Another typical task is to identify a file hash associated with malware. Use suricata alerts to find HTTP requests to malicious domains, then extract the file name or hash:

index=botsv3 sourcetype=suricata alert.category=Malware | table http.hostname, http.url, src_ip, dest_ip

Then pivot to the iis logs to see if any internal hosts downloaded that file:

index=botsv3 sourcetype=iis cs_uri_stem=*malicious.exe*

Advanced Techniques: Correlation and Subsearch

When questions require correlating data from multiple sources, use subsearch or append. For example, to find all source IPs that triggered a suricata alert and then appeared in a Windows logon failure event:

index=botsv3 sourcetype=WinEventLog EventCode=4625 | search src_ip IN [search index=botsv3 sourcetype=suricata alert.category=Malware | fields src_ip] | stats count by src_ip, User

This subsearch first collects malicious IPs from suricata, then filters Windows logon failures by those IPs. Use dedup to avoid duplicate results.
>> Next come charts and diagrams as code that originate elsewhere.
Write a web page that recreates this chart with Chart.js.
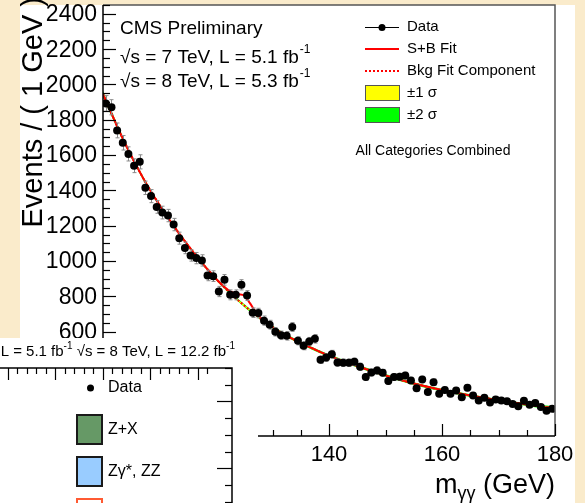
<!DOCTYPE html>
<html><head><meta charset="utf-8">
<script src="https://cdn.jsdelivr.net/npm/chart.js@4"></script>
<style>
html,body{margin:0;padding:0;background:#faebcb;overflow:hidden;width:585px;height:503px;position:relative;}
#main{position:absolute;left:0;top:0;}
#inset{position:absolute;left:-100px;top:338px;}
</style></head><body>
<canvas id="main" width="585" height="503"></canvas>
<canvas id="inset" width="358" height="200"></canvas>
<script>
// ---------- main plot data (diphoton mass, 1 GeV bins) ----------
const massBins = [100.5,101.5,102.5,103.5,104.5,105.5,106.5,107.5,108.5,109.5,
  110.5,111.5,112.5,113.5,114.5,115.5,116.5,117.5,118.5,119.5,
  120.5,121.5,122.5,123.5,124.5,125.5,126.5,127.5,128.5,129.5,
  130.5,131.5,132.5,133.5,134.5,135.5,136.5,137.5,138.5,139.5,
  140.5,141.5,142.5,143.5,144.5,145.5,146.5,147.5,148.5,149.5,
  150.5,151.5,152.5,153.5,154.5,155.5,156.5,157.5,158.5,159.5,
  160.5,161.5,162.5,163.5,164.5,165.5,166.5,167.5,168.5,169.5,
  170.5,171.5,172.5,173.5,174.5,175.5,176.5,177.5,178.5,179.5];
const events = [1893,1871,1740,1670,1607,1540,1562,1415,1368,1307,
  1275,1258,1207,1130,1075,1032,1017,1004,919,915,
  828,894,809,809,866,805,708,706,663,640,
  600,580,577,627,549,521,545,560,442,454,
  473,426,425,425,430,402,344,369,381,368,
  321,344,346,352,324,281,330,259,315,249,
  271,249,268,230,283,239,211,226,200,217,
  211,207,191,179,209,187,197,174,153,164];
const eventErrors = [44,43,42,41,40,39,40,38,37,36,
  36,35,35,34,33,32,32,32,30,30,
  29,30,28,28,29,28,27,27,26,25,
  24,24,24,25,23,23,23,24,21,21,
  22,21,21,21,21,20,19,19,20,19,
  18,19,19,19,18,17,18,16,18,16,
  16,16,16,15,17,15,15,15,14,15,
  15,14,14,13,14,14,14,13,12,13];
const fitMass = [100,102,104,106,108,110,112,114,116,118,120,121,122,123,124,125,126,127,128,129,130,132,134,136,138,140,143,146,150,155,160,165,170,175,180];
const bkgFit  = [1945,1800,1660,1535,1420,1318,1222,1133,1050,972,900,867,835,805,776,749,722,697,672,649,627,586,553,522,492,465,428,395,353,307,270,239,212,188,166];
const sbFit   = [1945,1800,1660,1535,1420,1318,1222,1133,1050,972,900,868,840,822,812,805,762,713,676,650,627,586,553,522,492,465,428,395,353,307,270,239,212,188,166];
const sigma1  = [9,7,6,5,5,4,4,4,4,4,4,4,4,4,4,4,4,4,4,4,4,4,4,4,4,4,4,4,4,4,4,4,4,4,6];
const yTickLabels = [600,800,1000,1200,1400,1600,1800,2000,2200,2400];
const xTickLabels = [100,120,140,160,180];
const legendLabels = ['Data','S+B Fit','Bkg Fit Component','\u00B11 \u03C3','\u00B12 \u03C3'];

// ---------- inset (second plot) legend ----------
const insetLabels = ['Data','Z+X','Z\u03B3*, ZZ','m\u2095=126 GeV'];
const insetColors = ['#000000','#669966','#99ccff','#ffffff'];
const insetBorders = ['#000000','#1a1a1a','#1a1a1a','#ff5a32'];

const FONT = '"Liberation Sans", Arial, Helvetica, sans-serif';
const pts = massBins.map((m,i)=>({x:m,y:events[i]}));
const line = arr => fitMass.map((m,i)=>({x:m,y:arr[i]}));
const band = (k) => fitMass.map((m,i)=>({x:m,y:bkgFit[i]+k*sigma1[i]}));

const DATA_IDX = 0;
const mainDecor = {
  id:'mainDecor',
  beforeDraw(chart){
    const c=chart.ctx; c.save();
    c.fillStyle='#faebcb'; c.fillRect(0,0,585,503);
    c.fillStyle='#ffffff'; c.fillRect(20,5,555,498);
    c.restore();
  },
  beforeDatasetDraw(chart,args){
    if(args.index!==DATA_IDX) return;
    const c=chart.ctx, xs=chart.scales.x, ys=chart.scales.y;
    c.save(); c.strokeStyle='#8a8a8a'; c.lineWidth=1;
    massBins.forEach((m,i)=>{
      const px=Math.round(xs.getPixelForValue(m))+0.5;
      const y1=ys.getPixelForValue(events[i]+eventErrors[i]);
      const y2=ys.getPixelForValue(events[i]-eventErrors[i]);
      c.beginPath(); c.moveTo(px,y1); c.lineTo(px,y2);
      c.moveTo(px-2,y1); c.lineTo(px+2,y1); c.moveTo(px-2,y2); c.lineTo(px+2,y2);
      c.stroke();
    });
    c.restore();
  },
  afterDraw(chart){
    const c=chart.ctx, xs=chart.scales.x, ys=chart.scales.y, a=chart.chartArea;
    c.save();
    // frame
    c.lineWidth=1.5; c.strokeStyle='#555';
    c.beginPath(); c.moveTo(a.left,a.top); c.lineTo(a.right,a.top); c.lineTo(a.right,a.bottom); c.stroke();
    c.strokeStyle='#000';
    c.beginPath(); c.moveTo(a.left,a.top); c.lineTo(a.left,a.bottom); c.lineTo(a.right,a.bottom); c.stroke();
    // y ticks
    c.lineWidth=1.2;
    for(let v=0; v<=2450; v+=50){
      const py=Math.round(ys.getPixelForValue(v))+0.5; if(py<a.top||py>a.bottom) continue;
      const len = (v%200===0)?13:7;
      c.beginPath(); c.moveTo(a.left,py); c.lineTo(a.left+len,py); c.stroke();
    }
    for(let m=100; m<=180; m+=5){
      const px=Math.round(xs.getPixelForValue(m))+0.5;
      const len = (m%20===0)?12:6;
      c.beginPath(); c.moveTo(px,a.bottom); c.lineTo(px,a.bottom-len); c.stroke();
    }
    // tick labels
    c.fillStyle='#000';
    c.font='23px '+FONT; c.textAlign='right'; c.textBaseline='middle';
    yTickLabels.forEach(v=>{ c.fillText(String(v), a.left-6, ys.getPixelForValue(v)+1); });
    c.font='22px '+FONT; c.textAlign='center'; c.textBaseline='alphabetic';
    xTickLabels.forEach(v=>{ c.fillText(String(v), xs.getPixelForValue(v), 461); });
    // x title
    c.textAlign='left';
    c.font='27px '+FONT; const w1=c.measureText('m').width, w3=c.measureText(' (GeV)').width;
    c.font='18px '+FONT; const w2=c.measureText('\u03B3\u03B3').width;
    let x0=a.right-(w1+w2+w3);
    c.font='27px '+FONT; c.fillText('m',x0,493);
    c.font='18px '+FONT; c.fillText('\u03B3\u03B3',x0+w1,499);
    c.font='27px '+FONT; c.fillText(' (GeV)',x0+w1+w2,493);
    // y title
    c.save(); c.translate(42,-3); c.rotate(-Math.PI/2);
    c.font='29px '+FONT; c.textAlign='right'; c.textBaseline='alphabetic';
    c.fillText('Events / ( 1 GeV )',0,0); c.restore();
    // CMS texts
    c.textAlign='left'; c.textBaseline='middle';
    c.font='19px '+FONT; c.fillText('CMS Preliminary',120,29);
    const lumi=(txt,y)=>{ c.font='19px '+FONT; c.fillText(txt,120,y); const w=c.measureText(txt).width; c.font='12px '+FONT; c.fillText('-1',120+w+1,y-8); };
    lumi('\u221As = 7 TeV, L = 5.1 fb',58);
    lumi('\u221As = 8 TeV, L = 5.3 fb',82);
    // legend
    const lx1=365, lx2=399, tx=407, rows=[27,49,71,93,115];
    c.lineWidth=1; c.strokeStyle='#000';
    c.beginPath(); c.moveTo(lx1,rows[0]+0.5); c.lineTo(lx2,rows[0]+0.5); c.stroke();
    c.beginPath(); c.arc((lx1+lx2)/2,rows[0]+0.5,3.5,0,2*Math.PI); c.fillStyle='#000'; c.fill();
    c.strokeStyle='#ff0000'; c.lineWidth=2;
    c.beginPath(); c.moveTo(lx1,rows[1]); c.lineTo(lx2,rows[1]); c.stroke();
    c.setLineDash([2,2]); c.beginPath(); c.moveTo(lx1,rows[2]); c.lineTo(lx2,rows[2]); c.stroke(); c.setLineDash([]);
    c.lineWidth=1; c.strokeStyle='#555';
    c.fillStyle='#ffff00'; c.fillRect(lx1,85,lx2-lx1,15); c.strokeRect(lx1+0.5,85.5,lx2-lx1,15);
    c.fillStyle='#00ff00'; c.fillRect(lx1,107,lx2-lx1,15); c.strokeRect(lx1+0.5,107.5,lx2-lx1,15);
    c.fillStyle='#000'; c.font='15px '+FONT;
    legendLabels.forEach((t,i)=>c.fillText(t,tx,rows[i]));
    c.font='14px '+FONT; c.textAlign='center';
    c.fillText('All Categories Combined',433,151);
    c.restore();
  }
};

new Chart(document.getElementById('main'),{
  type:'line',
  data:{datasets:[
    {label:'Data',type:'scatter',data:pts,showLine:false,pointRadius:4,pointBackgroundColor:'#000',pointBorderColor:'#000',pointBorderWidth:0,order:0},
    {label:'S+B Fit',data:line(sbFit),borderColor:'#ff0000',borderWidth:2,pointRadius:0,cubicInterpolationMode:'monotone',fill:false,order:1},
    {label:'Bkg Fit Component',data:line(bkgFit),borderColor:'#ff0000',borderWidth:2,borderDash:[2,2],pointRadius:0,cubicInterpolationMode:'monotone',fill:false,order:2},
    {label:'+1s',data:band(1),borderWidth:0,pointRadius:0,cubicInterpolationMode:'monotone',backgroundColor:'#ffff00',fill:'+1',order:3},
    {label:'-1s',data:band(-1),borderWidth:0,pointRadius:0,cubicInterpolationMode:'monotone',fill:false,order:3},
    {label:'+2s',data:band(2),borderWidth:0,pointRadius:0,cubicInterpolationMode:'monotone',backgroundColor:'#00ff00',fill:'+1',order:4},
    {label:'-2s',data:band(-2),borderWidth:0,pointRadius:0,cubicInterpolationMode:'monotone',fill:false,order:4}
  ]},
  options:{
    responsive:false, animation:false, devicePixelRatio:1,
    layout:{padding:{left:0,top:5,right:30,bottom:0}},
    plugins:{legend:{display:false},tooltip:{enabled:false}},
    scales:{
      x:{type:'linear',min:100,max:180,grid:{display:false},border:{display:false},ticks:{display:false},
         afterFit(s){s.height=67;}},
      y:{type:'linear',min:10,max:2450,grid:{display:false},border:{display:false},ticks:{display:false},
         afterFit(s){s.width=103;}}
    }
  },
  plugins:[mainDecor]
});

// ---------- inset: second plot (overlapping at bottom-left) ----------
const insetDecor = {
  id:'insetDecor',
  beforeDraw(chart){ const c=chart.ctx; c.save(); c.fillStyle='#fff'; c.fillRect(0,0,chart.width,chart.height); c.restore(); },
  afterDraw(chart){
    const c=chart.ctx, xs=chart.scales.x, ys=chart.scales.y, a=chart.chartArea;
    c.save();
    c.fillStyle='#000'; c.textBaseline='middle'; c.textAlign='right';
    // header
    const parts=[['\u221As = 7 TeV, L = 5.1 fb',15],['-1',10],[' \u221As = 8 TeV, L = 12.2 fb',15],['-1',10]];
    let tot=0; parts.forEach(p=>{c.font=p[1]+'px '+FONT; tot+=c.measureText(p[0]).width;});
    let x=335-tot; c.textAlign='left';
    parts.forEach(p=>{c.font=p[1]+'px '+FONT; c.fillText(p[0],x,p[1]===15?14:8); x+=c.measureText(p[0]).width;});
    // frame
    c.strokeStyle='#000'; c.lineWidth=1.5;
    c.beginPath(); c.moveTo(a.left,a.top); c.lineTo(a.right,a.top); c.lineTo(a.right,a.bottom); c.stroke();
    c.lineWidth=1.2;
    for(let v=60; v<=184; v+=4){
      const px=Math.round(xs.getPixelForValue(v))+0.5; if(px<a.left||px>a.right) continue;
      const len=(v%20===0)?12:6;
      c.beginPath(); c.moveTo(px,a.top); c.lineTo(px,a.top+len); c.stroke();
    }
    for(let v=0; v<=9; v+=0.5){
      const py=Math.round(ys.getPixelForValue(v))+0.5; if(py<a.top||py>a.bottom) continue;
      const len=(v%2===0)?15:7;
      c.beginPath(); c.moveTo(a.right,py); c.lineTo(a.right-len,py); c.stroke();
    }
    // legend
    const bx=177, bw=25, tx=208, rows=[50,92,134,176];
    c.font='16px '+FONT; c.textAlign='left';
    chart.data.datasets.forEach((d,i)=>{
      const y=rows[i];
      if(i===0){ c.beginPath(); c.arc(bx+bw/2+1,y,3.5,0,2*Math.PI); c.fillStyle='#000'; c.fill(); }
      else { c.fillStyle=insetColors[i]; c.fillRect(bx,y-15,bw,29); c.lineWidth=2; c.strokeStyle=insetBorders[i]; c.strokeRect(bx,y-15,bw,29); }
      c.fillStyle='#000'; c.fillText(d.label,tx,y);
    });
    c.restore();
  }
};
new Chart(document.getElementById('inset'),{
  type:'bar',
  data:{labels:[],datasets:insetLabels.map((l,i)=>({label:l,data:[],backgroundColor:insetColors[i],borderColor:insetBorders[i]}))},
  options:{
    responsive:false, animation:false, devicePixelRatio:1,
    layout:{padding:{left:0,top:30,right:26,bottom:0}},
    plugins:{legend:{display:false},tooltip:{enabled:false}},
    scales:{
      x:{type:'linear',min:66.3,max:182.8,display:false},
      y:{type:'linear',min:3.925,max:9,display:false}
    }
  },
  plugins:[insetDecor]
});
</script>
</body></html>
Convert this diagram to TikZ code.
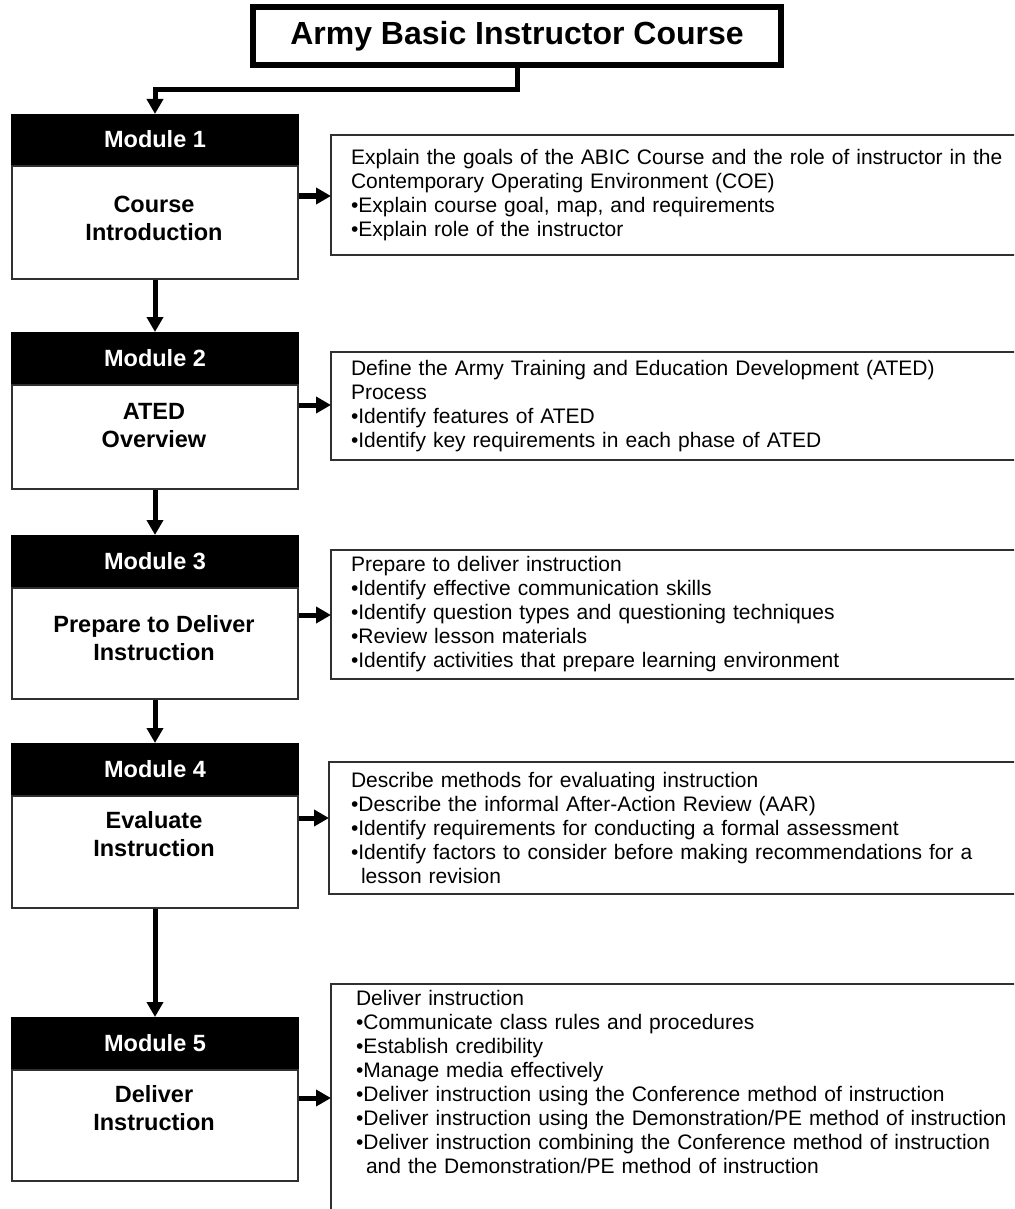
\documentclass[tikz,border=0pt]{standalone}
\usepackage{fontspec}
\setmainfont{Liberation Sans}
\usetikzlibrary{arrows.meta}
\definecolor{boxgray}{HTML}{303030}
\begin{document}
\begin{tikzpicture}[x=1pt,y=-1pt,
  conn/.style={line width=5pt,-{Triangle[length=15pt,width=16pt]}},
  titlebox/.style={draw=black,line width=6pt,fill=white,minimum width=528pt,minimum height=58pt,inner sep=0pt,
    font=\bfseries\fontsize{32}{36}\selectfont},
  modhead/.style={draw=black,line width=2pt,fill=black,text=white,minimum width=286pt,inner sep=0pt,
    font=\bfseries\fontsize{23.5}{27}\selectfont},
  modbody/.style={draw=boxgray,line width=2pt,fill=white,minimum width=286pt,inner sep=0pt},
  bodytext/.style={align=center,inner sep=0pt,font=\bfseries\fontsize{23.5}{28}\selectfont},
  descbox/.style={draw=boxgray,line width=1.5pt,anchor=north west,align=left,text width=680pt,
    inner xsep=20pt,inner ysep=4pt,outer sep=0pt,font=\fontsize{21}{24}\selectfont},
  desctext/.style={anchor=north west,align=left,text width=680pt,
    inner xsep=21pt,inner ysep=6pt,outer sep=0pt,font=\fontsize{21}{24}\selectfont},
  descline/.style={draw=boxgray,line width=1.5pt}
]
\useasboundingbox (0,0) rectangle (1014,1209);
\clip (0,0) rectangle (1014,1209);
\fill[white] (0,0) rectangle (1014,1209);

% title
\node[titlebox] (title) at (517,36) {Army Basic Instructor Course};

% modules
\node[modhead,anchor=north west,minimum height=49pt] (h1) at (11,114) {Module 1};
\node[modbody,anchor=north,minimum height=113pt] (b1) at (h1.south) {};
\node[bodytext] (t1) at (154,218.5) {Course\\Introduction};

\node[modhead,anchor=north west,minimum height=50pt] (h2) at (11,332) {Module 2};
\node[modbody,anchor=north,minimum height=104pt] (b2) at (h2.south) {};
\node[bodytext] (t2) at (154,425.5) {ATED\\Overview};

\node[modhead,anchor=north west,minimum height=50pt] (h3) at (11,535) {Module 3};
\node[modbody,anchor=north,minimum height=111pt] (b3) at (h3.south) {};
\node[bodytext] (t3) at (154,638) {Prepare to Deliver\\Instruction};

\node[modhead,anchor=north west,minimum height=50pt] (h4) at (11,743) {Module 4};
\node[modbody,anchor=north,minimum height=112pt] (b4) at (h4.south) {};
\node[bodytext] (t4) at (154,834) {Evaluate\\Instruction};

\node[modhead,anchor=north west,minimum height=50pt] (h5) at (11,1017) {Module 5};
\node[modbody,anchor=north,minimum height=111pt] (b5) at (h5.south) {};
\node[bodytext] (t5) at (154,1108) {Deliver\\Instruction};

% descriptions
\node[descbox,minimum height=120pt] (d1) at (331,135) {Explain the goals of the ABIC Course and the role of instructor in the\\
Contemporary Operating Environment (COE)\\
•Explain course goal, map, and requirements\\
•Explain role of the instructor};

\node[descbox,minimum height=108pt] (d2) at (331,352) {Define the Army Training and Education Development (ATED)\\
Process\\
•Identify features of ATED\\
•Identify key requirements in each phase of ATED};

\node[descbox,minimum height=129pt] (d3) at (331,550) {Prepare to deliver instruction\\
•Identify effective communication skills\\
•Identify question types and questioning techniques\\
•Review lesson materials\\
•Identify activities that prepare learning environment};

\node[descbox,minimum height=132pt] (d4) at (329,762) {\hspace*{2pt}Describe methods for evaluating instruction\\
\hspace*{2pt}•Describe the informal After-Action Review (AAR)\\
\hspace*{2pt}•Identify requirements for conducting a formal assessment\\
\hspace*{2pt}•Identify factors to consider before making recommendations for a\\
\hspace*{12pt}lesson revision};

\node[desctext] (d5) at (331,984) {\hspace*{4pt}Deliver instruction\\
\hspace*{4pt}•Communicate class rules and procedures\\
\hspace*{4pt}•Establish credibility\\
\hspace*{4pt}•Manage media effectively\\
\hspace*{4pt}•Deliver instruction using the Conference method of instruction\\
\hspace*{4pt}•Deliver instruction using the Demonstration/PE method of instruction\\
\hspace*{4pt}•Deliver instruction combining the Conference method of instruction\\
\hspace*{14pt}and the Demonstration/PE method of instruction};
\draw[descline] (d5.north west |- 0,1240) -- (d5.north west) -- (d5.north east);

% connectors
\coordinate (tb) at (title.south);
\draw[conn] (tb) -- (tb |- 0,90) -| (h1.north);
\draw[conn] (b1.south) -- (h2.north);
\draw[conn] (b2.south) -- (h3.north);
\draw[conn] (b3.south) -- (h4.north);
\draw[conn] (b4.south) -- (h5.north);

\draw[conn] (b1.east |- 0,196) -- (d1.west |- 0,196);
\draw[conn] (b2.east |- 0,405) -- (d2.west |- 0,405);
\draw[conn] (b3.east |- 0,615) -- (d3.west |- 0,615);
\draw[conn] (b4.east |- 0,818) -- (d4.west |- 0,818);
\draw[conn] (b5.east |- 0,1098) -- (d5.west |- 0,1098);
\end{tikzpicture}
\end{document}
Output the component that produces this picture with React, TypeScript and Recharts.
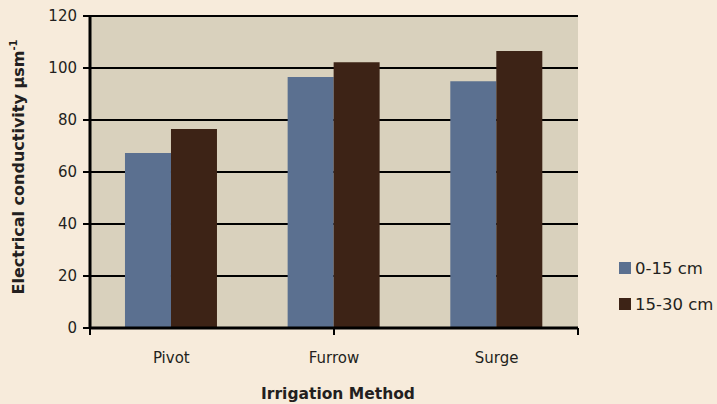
import React from 'react';
import { BarChart, Bar, XAxis, YAxis, CartesianGrid, Legend, Label } from 'recharts';

const categories = ['Pivot', 'Furrow', 'Surge'];
const shallow = [67.3, 96.5, 94.9];
const deep = [76.5, 102.2, 106.5];
const yTicks = [0, 20, 40, 60, 80, 100, 120];
const seriesNames = ['0-15 cm', '15-30 cm'];
const xTickMarks = [0, 1, 2, 3, 4, 5];

const data = categories.map((c, i) => ({ name: c, shallow: shallow[i], deep: deep[i] }));

const FONT = '"DejaVu Sans", "Noto Sans", sans-serif';
const BLUE = '#5b7090';
const BROWN = '#3d2316';

const LegendContent = (props: any) => {
  const items = props.payload || [];
  return (
    <div style={{ fontFamily: FONT, fontSize: 16.5, color: '#231f20' }}>
      {items.map((it: any) => (
        <div key={it.value} style={{ display: 'flex', alignItems: 'center', height: 36 }}>
          <span style={{ display: 'inline-block', width: 12, height: 12, background: it.color, marginRight: 4 }} />
          <span>{it.value}</span>
        </div>
      ))}
    </div>
  );
};

const YTitle = (props: any) => {
  const vb = props.viewBox || {};
  const cy = vb.y + vb.height / 2 - 5;
  const cx = 24;
  return (
    <text x={cx} y={cy} transform={`rotate(-90, ${cx}, ${cy})`} textAnchor="middle"
      style={{ fontFamily: FONT, fontSize: 16, fontWeight: 700, fill: '#231f20' }}>
      Electrical conductivity µsm<tspan dy={-7} fontSize={10}>-1</tspan>
    </text>
  );
};

const XTitle = (props: any) => {
  const vb = props.viewBox || {};
  return (
    <text x={vb.x + vb.width / 2 + 4} y={vb.y + vb.height - 5} textAnchor="middle"
      style={{ fontFamily: FONT, fontSize: 15.5, fontWeight: 700, fill: '#231f20' }}>
      Irrigation Method
    </text>
  );
};

const NoLabel = () => <g />;

export default function App() {
  return (
    <div style={{ position: 'absolute', left: 0, top: 0, width: 717, height: 404, background: '#f7ebdb' }}>
      <BarChart width={717} height={404} data={data}
        margin={{ top: 16, right: 41, bottom: 0, left: 0 }}
        barGap={0} barCategoryGap="21.5%">
        <CartesianGrid xAxisId="cat" vertical={false} stroke="#000" strokeWidth={2} fill="#d9d1bd" fillOpacity={1} />
        <XAxis xAxisId={0} type="number" domain={[0, 5]} ticks={xTickMarks} interval={0} allowDataOverflow
          height={8} tick={NoLabel} tickSize={7}
          axisLine={{ stroke: '#000', strokeWidth: 3 }} tickLine={{ stroke: '#000', strokeWidth: 2 }} />
        <XAxis xAxisId="cat" dataKey="name" height={68} axisLine={false} tickLine={false} tickSize={0} tickMargin={16}
          tick={{ fontFamily: FONT, fontSize: 15, fill: '#231f20' }}>
          <Label content={<XTitle />} />
        </XAxis>
        <YAxis width={90} domain={[0, 120]} ticks={yTicks} interval={0} tickSize={7} tickMargin={6}
          axisLine={{ stroke: '#000', strokeWidth: 3 }} tickLine={{ stroke: '#000', strokeWidth: 2 }}
          tick={{ fontFamily: FONT, fontSize: 15, fill: '#231f20' }}>
          <Label content={<YTitle />} />
        </YAxis>
        <Legend layout="vertical" align="right" verticalAlign="top" content={<LegendContent />}
          wrapperStyle={{ position: 'absolute', left: 619, top: 250, width: 98 }} />
        <Bar xAxisId="cat" dataKey="shallow" name={seriesNames[0]} fill={BLUE} isAnimationActive={false} />
        <Bar xAxisId="cat" dataKey="deep" name={seriesNames[1]} fill={BROWN} isAnimationActive={false} />
      </BarChart>
    </div>
  );
}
Using Lookups and External Data

Some BOTS questions require referencing external threat intelligence, like known malicious IPs or domains. While the built-in lookup files are limited, you can create a lookup table in Splunk. For example, to flag IPs from a known blocklist, upload a CSV with columns ip and threat, then use:

index=botsv3 sourcetype=fortigate* | lookup threatlist ip as src_ip OUTPUT threat | where threat=malicious

This enriches your search results with threat context, helping you answer questions like 'Which internal IP communicated with a known C2 server?'

Optimizing Search Performance

To avoid timeouts during the exam, use summary indexing or report acceleration for repetitive queries. For instance, if you need to count events per sourcetype frequently, create a data model. Also, limit the time range as much as possible—use specific dates from the question rather than 'All time' when you know the incident window.

Common Pitfalls and How to Avoid Them

  • Ignoring the time picker: Always verify the time range covers the incident period. Many questions specify a date range; use earliest=05/20/2026:00:00:00 latest=05/23/2026:23:59:59 to be precise.
  • Misspelling field names: Field names are case-sensitive. Use | fieldsummary to check exact names.
  • Overlooking sourcetype: Not specifying sourcetype can return massive results and slow down searches. Start with a broad search, then refine.
  • Forgetting to deduplicate: Some logs contain duplicate events. Use dedup _time, src_ip to count unique occurrences.

Connecting Log Analysis to Real-World Incident Response

Log analysis isn't just for class—it's used daily in Security Operations Centers (SOCs). For example, during the 2026 Super Bowl, SOC teams monitored logs for phishing attempts targeting fans. Similarly, in the world of AI, Splunk is used to detect anomalies in machine learning pipelines. Understanding how to pivot from a suspicious IP to a user account to a file hash is exactly what incident responders do. The BOTS exercise simulates these real-world scenarios, so treat each question as a mini-investigation.

Final Tips for BOTS Success

Collaborate with classmates on Ed Discussion—explain your search logic without giving away exact answers. Use the official Splunk documentation and the 'How to Search' panel inside Splunk. Remember, the goal is to learn, not just to get points. If you get stuck, break the question into smaller parts: identify the log type, the field, the value, and then build the search incrementally.

"Log analysis is like solving a puzzle—each piece of data adds context until the full picture emerges."

Good luck with your CS6261 project! By mastering these techniques, you'll be well-prepared for real-world incident response challenges.